▶ **BRIEF**: Only a number is wanted: the count of lines in this listing that contain "with".

▶ **MATERIALS PROVIDED**:
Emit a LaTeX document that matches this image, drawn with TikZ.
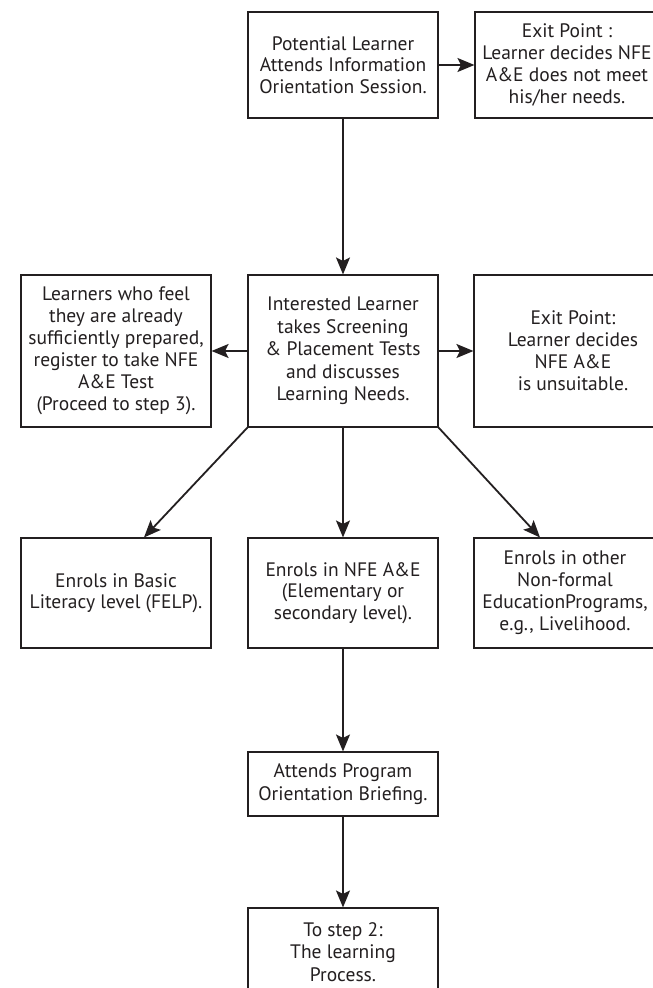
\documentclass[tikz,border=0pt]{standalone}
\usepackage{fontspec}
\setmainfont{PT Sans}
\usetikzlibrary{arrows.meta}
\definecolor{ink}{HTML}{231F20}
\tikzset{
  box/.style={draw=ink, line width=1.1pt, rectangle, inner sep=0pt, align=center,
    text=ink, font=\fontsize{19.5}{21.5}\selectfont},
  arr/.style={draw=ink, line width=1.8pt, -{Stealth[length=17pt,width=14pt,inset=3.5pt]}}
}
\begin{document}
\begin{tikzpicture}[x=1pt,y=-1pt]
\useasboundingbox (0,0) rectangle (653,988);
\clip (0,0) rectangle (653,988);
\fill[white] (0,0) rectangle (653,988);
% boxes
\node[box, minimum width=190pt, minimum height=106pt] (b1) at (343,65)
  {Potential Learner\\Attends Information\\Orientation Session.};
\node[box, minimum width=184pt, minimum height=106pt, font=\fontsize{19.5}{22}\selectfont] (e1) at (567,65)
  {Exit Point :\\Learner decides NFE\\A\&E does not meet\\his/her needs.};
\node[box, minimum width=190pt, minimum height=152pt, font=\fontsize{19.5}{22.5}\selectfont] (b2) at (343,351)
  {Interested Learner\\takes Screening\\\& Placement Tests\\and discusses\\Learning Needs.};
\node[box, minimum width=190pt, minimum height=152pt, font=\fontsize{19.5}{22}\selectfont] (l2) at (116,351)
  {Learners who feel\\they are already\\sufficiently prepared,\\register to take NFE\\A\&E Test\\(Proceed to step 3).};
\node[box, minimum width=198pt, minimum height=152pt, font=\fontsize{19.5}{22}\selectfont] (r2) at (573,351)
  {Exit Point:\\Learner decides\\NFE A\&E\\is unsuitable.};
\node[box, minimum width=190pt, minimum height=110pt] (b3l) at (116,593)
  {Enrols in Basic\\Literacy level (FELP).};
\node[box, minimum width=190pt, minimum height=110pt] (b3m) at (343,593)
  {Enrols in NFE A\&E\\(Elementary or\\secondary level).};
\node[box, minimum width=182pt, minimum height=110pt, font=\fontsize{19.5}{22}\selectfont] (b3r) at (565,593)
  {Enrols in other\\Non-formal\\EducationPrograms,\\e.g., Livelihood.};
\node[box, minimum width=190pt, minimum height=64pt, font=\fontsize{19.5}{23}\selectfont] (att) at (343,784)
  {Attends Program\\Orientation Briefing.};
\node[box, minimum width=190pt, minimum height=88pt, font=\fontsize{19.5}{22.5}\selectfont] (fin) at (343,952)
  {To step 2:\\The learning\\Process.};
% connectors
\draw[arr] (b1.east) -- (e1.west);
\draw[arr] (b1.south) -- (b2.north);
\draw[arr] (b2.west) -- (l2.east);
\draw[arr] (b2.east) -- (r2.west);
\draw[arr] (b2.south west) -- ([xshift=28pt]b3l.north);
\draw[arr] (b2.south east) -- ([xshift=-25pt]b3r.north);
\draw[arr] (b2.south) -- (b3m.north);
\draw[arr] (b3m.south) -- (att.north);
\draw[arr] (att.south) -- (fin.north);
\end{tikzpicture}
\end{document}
==
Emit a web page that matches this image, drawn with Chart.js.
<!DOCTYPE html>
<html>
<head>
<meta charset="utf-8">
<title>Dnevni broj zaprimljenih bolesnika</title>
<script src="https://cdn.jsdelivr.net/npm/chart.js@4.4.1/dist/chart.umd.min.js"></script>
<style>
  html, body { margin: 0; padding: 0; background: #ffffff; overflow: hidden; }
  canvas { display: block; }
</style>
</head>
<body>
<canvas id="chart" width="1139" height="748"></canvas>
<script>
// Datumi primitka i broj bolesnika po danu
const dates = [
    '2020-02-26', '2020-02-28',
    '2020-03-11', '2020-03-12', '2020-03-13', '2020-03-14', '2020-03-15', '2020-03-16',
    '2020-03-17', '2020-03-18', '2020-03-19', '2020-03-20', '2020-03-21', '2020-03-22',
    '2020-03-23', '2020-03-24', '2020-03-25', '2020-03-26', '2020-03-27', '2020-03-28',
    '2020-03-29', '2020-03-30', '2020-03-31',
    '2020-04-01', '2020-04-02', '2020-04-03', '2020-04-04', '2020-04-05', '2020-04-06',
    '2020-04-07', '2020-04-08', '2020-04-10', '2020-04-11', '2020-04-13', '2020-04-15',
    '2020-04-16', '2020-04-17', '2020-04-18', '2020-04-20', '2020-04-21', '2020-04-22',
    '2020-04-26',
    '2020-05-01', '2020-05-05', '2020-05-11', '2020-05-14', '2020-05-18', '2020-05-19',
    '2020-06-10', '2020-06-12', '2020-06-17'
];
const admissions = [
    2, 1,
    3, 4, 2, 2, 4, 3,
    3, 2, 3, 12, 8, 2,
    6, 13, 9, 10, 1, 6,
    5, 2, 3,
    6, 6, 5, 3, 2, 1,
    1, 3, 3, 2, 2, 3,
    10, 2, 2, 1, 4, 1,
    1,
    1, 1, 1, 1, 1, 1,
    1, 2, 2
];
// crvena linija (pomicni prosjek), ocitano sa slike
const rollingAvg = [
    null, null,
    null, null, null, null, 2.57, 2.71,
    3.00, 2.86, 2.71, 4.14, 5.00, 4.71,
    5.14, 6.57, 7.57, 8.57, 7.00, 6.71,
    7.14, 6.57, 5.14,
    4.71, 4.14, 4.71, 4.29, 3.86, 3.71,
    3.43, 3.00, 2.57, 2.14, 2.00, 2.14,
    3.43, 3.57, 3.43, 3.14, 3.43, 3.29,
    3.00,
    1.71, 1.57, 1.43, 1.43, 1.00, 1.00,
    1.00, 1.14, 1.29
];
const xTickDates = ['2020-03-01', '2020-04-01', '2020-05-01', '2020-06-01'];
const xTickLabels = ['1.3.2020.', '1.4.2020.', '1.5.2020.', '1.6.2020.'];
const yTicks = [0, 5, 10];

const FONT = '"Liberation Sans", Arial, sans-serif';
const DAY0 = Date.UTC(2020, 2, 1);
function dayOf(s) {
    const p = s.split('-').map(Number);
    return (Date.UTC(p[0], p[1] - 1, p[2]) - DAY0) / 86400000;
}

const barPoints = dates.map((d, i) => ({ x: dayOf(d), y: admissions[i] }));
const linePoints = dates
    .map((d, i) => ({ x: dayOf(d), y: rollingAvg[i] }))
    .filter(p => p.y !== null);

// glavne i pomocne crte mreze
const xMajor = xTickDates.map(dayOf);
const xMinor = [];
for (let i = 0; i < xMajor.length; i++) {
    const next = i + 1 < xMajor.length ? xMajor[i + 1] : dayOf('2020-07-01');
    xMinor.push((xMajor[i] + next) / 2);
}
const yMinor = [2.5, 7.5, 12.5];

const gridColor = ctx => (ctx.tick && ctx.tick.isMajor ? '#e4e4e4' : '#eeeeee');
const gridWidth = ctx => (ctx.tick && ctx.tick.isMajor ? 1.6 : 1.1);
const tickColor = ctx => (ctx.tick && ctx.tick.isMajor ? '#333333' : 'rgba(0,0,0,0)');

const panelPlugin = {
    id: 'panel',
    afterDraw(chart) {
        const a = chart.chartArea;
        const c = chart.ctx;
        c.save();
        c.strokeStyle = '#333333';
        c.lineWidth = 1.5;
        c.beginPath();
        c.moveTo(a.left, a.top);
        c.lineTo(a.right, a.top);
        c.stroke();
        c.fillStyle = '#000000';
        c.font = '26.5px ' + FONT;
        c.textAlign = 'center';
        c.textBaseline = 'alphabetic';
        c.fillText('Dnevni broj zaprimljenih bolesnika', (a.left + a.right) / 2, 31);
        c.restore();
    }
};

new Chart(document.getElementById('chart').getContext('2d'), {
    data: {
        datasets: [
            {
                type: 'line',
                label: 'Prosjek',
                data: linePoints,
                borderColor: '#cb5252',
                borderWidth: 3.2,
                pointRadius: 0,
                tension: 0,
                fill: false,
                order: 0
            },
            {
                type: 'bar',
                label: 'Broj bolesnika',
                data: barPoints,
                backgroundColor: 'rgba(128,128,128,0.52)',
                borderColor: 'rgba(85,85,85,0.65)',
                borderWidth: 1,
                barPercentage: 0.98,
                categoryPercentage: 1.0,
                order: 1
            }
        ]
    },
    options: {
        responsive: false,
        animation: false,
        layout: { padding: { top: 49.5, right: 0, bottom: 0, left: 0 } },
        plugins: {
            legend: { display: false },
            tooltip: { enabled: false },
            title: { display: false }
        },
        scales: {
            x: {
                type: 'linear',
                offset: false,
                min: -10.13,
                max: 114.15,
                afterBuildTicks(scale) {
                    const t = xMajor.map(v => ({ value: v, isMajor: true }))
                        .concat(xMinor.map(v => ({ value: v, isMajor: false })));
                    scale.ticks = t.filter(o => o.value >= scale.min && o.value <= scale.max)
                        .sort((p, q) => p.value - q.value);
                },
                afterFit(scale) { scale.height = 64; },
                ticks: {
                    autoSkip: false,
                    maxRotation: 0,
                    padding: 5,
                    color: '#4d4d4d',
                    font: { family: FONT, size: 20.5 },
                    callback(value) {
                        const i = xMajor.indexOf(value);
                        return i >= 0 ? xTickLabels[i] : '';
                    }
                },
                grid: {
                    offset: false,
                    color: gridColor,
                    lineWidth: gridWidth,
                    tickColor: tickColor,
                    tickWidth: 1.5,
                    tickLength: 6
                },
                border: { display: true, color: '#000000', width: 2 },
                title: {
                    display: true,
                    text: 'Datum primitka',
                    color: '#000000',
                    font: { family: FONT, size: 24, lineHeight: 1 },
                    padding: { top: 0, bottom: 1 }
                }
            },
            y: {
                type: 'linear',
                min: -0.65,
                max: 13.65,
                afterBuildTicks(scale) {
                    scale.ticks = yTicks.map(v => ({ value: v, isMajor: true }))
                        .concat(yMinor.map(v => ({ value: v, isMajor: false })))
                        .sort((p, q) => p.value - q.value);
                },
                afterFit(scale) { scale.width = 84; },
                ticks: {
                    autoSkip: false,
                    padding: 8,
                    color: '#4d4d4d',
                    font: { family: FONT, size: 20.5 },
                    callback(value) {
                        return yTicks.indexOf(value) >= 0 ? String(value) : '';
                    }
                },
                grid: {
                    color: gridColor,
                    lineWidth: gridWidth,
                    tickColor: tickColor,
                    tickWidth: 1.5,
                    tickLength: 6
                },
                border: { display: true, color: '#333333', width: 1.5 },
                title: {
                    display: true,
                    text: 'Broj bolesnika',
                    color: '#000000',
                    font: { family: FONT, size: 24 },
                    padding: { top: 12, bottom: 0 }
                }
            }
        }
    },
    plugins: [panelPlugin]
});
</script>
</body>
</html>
* * *
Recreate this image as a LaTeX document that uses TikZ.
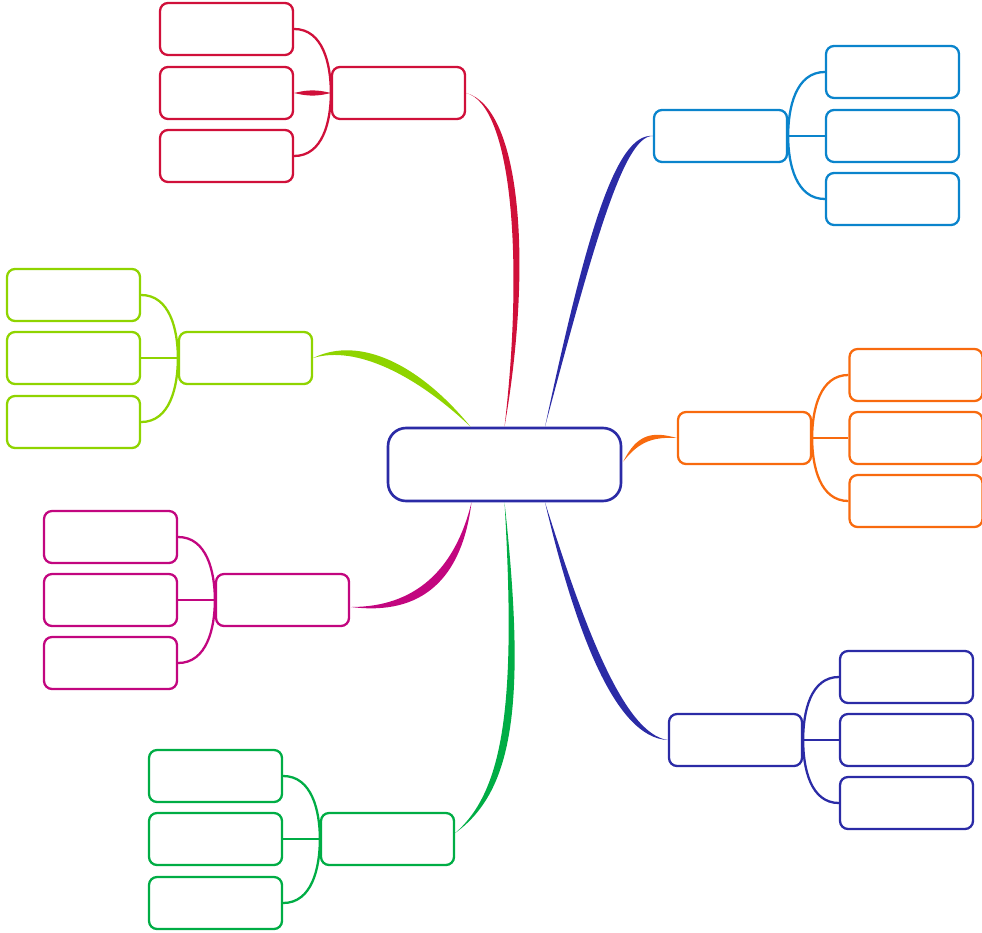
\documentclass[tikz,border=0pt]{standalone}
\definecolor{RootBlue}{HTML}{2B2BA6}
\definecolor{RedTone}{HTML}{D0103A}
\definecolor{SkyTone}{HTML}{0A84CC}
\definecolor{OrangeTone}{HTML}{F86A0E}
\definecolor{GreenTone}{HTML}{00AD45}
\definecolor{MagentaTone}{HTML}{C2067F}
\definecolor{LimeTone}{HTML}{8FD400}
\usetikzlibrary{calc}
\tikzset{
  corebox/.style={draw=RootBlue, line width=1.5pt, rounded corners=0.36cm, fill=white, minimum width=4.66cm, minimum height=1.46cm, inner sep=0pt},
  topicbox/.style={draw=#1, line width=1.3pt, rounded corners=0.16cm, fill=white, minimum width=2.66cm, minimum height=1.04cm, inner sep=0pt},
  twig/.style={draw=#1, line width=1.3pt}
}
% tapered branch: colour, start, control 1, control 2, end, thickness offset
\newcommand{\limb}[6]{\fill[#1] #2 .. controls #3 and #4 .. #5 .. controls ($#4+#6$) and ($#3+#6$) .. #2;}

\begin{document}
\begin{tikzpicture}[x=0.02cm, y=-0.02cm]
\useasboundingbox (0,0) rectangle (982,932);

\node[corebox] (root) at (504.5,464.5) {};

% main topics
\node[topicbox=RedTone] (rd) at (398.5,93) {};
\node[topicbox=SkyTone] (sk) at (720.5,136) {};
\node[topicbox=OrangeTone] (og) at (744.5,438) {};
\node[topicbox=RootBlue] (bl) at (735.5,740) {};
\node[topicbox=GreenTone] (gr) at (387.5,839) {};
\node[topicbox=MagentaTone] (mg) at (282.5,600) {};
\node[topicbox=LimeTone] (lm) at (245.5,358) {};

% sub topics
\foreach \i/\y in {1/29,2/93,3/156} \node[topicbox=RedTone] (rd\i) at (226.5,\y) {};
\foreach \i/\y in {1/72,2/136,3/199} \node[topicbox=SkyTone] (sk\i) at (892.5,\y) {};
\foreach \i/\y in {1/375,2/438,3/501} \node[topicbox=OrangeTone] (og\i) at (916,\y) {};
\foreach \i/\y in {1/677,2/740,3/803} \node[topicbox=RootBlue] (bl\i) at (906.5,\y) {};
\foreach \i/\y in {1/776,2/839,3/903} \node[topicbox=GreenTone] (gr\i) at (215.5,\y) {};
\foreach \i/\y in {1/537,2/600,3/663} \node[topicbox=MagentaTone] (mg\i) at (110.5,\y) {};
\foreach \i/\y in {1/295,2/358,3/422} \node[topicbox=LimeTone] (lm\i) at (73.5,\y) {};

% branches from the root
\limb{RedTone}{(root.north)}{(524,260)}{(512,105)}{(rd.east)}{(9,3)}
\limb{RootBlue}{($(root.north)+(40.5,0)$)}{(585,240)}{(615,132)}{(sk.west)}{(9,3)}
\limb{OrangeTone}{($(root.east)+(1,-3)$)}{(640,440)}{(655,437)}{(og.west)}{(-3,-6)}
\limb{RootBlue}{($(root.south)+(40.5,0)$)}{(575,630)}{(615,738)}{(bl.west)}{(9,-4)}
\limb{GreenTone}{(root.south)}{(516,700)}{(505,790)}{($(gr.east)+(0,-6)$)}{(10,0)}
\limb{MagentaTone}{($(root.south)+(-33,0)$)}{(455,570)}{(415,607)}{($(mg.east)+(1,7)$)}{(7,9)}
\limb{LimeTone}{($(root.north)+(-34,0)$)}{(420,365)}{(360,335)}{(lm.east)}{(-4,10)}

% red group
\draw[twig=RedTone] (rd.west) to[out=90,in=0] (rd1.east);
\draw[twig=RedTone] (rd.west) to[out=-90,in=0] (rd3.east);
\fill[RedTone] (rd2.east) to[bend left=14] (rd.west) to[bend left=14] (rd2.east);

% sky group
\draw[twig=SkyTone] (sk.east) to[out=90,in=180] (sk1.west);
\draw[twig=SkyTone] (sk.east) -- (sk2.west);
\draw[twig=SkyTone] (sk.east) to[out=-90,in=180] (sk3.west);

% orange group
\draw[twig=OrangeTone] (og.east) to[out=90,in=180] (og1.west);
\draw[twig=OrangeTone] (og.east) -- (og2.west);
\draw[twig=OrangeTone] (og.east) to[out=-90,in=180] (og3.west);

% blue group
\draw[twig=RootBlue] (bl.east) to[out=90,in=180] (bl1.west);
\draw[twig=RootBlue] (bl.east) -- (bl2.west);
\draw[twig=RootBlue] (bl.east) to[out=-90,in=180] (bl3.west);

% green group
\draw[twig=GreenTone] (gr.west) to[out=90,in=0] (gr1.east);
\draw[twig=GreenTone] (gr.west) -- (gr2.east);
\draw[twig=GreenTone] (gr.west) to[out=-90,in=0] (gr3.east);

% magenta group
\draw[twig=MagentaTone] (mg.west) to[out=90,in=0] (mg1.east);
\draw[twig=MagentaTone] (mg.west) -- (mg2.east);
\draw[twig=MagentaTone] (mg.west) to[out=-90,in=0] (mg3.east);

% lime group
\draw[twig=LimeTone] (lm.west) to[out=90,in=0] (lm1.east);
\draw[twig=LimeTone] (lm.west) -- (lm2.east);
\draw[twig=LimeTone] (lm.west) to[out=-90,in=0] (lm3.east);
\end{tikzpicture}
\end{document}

▶ **SOLUTION TO THE PROBLEM**: 2